La délinquance et l'addiction s'inscrivent dans la continuité de l'existence humaine, dans un rapport qui se veut inauthentique, et intemporel. Son historicité pour Hegel ne peut s'interpréter, sans la violence, du fait que cette existence a toujours été duale. En raison de quoi, chaque civilisation, créent des oppresseurs, des oppressés, des maîtres et des esclaves ...
« La civilisation est quelque chose d'imposé à une majorité récalcitrante par une minorité ayant compris comment s'approprier les moyens de puissance et de coercition. » Sigmund Freud, L'avenir d'une illusion, 1927.
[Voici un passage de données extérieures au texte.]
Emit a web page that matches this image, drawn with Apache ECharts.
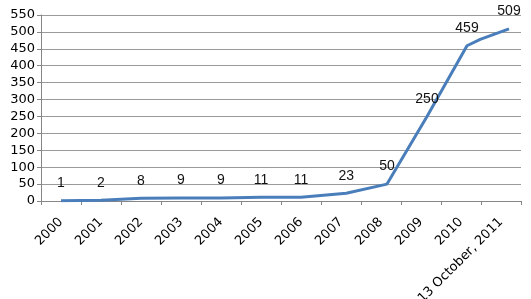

1 Bien que le mal-être peut qualifier ces deux termes, toutefois l'addiction semble témoigné d'un mal plus singulier, du fait qu'il correspond à un désir de se nuire, et non pas de potentiellement nuire à autrui.
2 Evolutions des mœurs, des normes sociales, exemple les salles de « shoot », la dépénalisation des drogues « douces ».
3 Accomplissement de soi, par le biais de programmes de réinsertion, reprises d'études, de formations.
4 Relatif à une économie basé sur des activités illégales.
5 Dans sa dimension de compétition de prestige social, de quête de prestige.. Dans une société moderne « amorale », car qu'importe d'ou l'argent provient, si celui-ci est intraçable. Il constitue un « ascenseur social » indéniable afin de côtoyer des strates sociales supérieures, et ainsi tenter d'assoir sa nouvelle position sociale.
6 L'anomie est propre au dérèglement social, d'absence de normes, de confusion, de désordre social, et de chaos.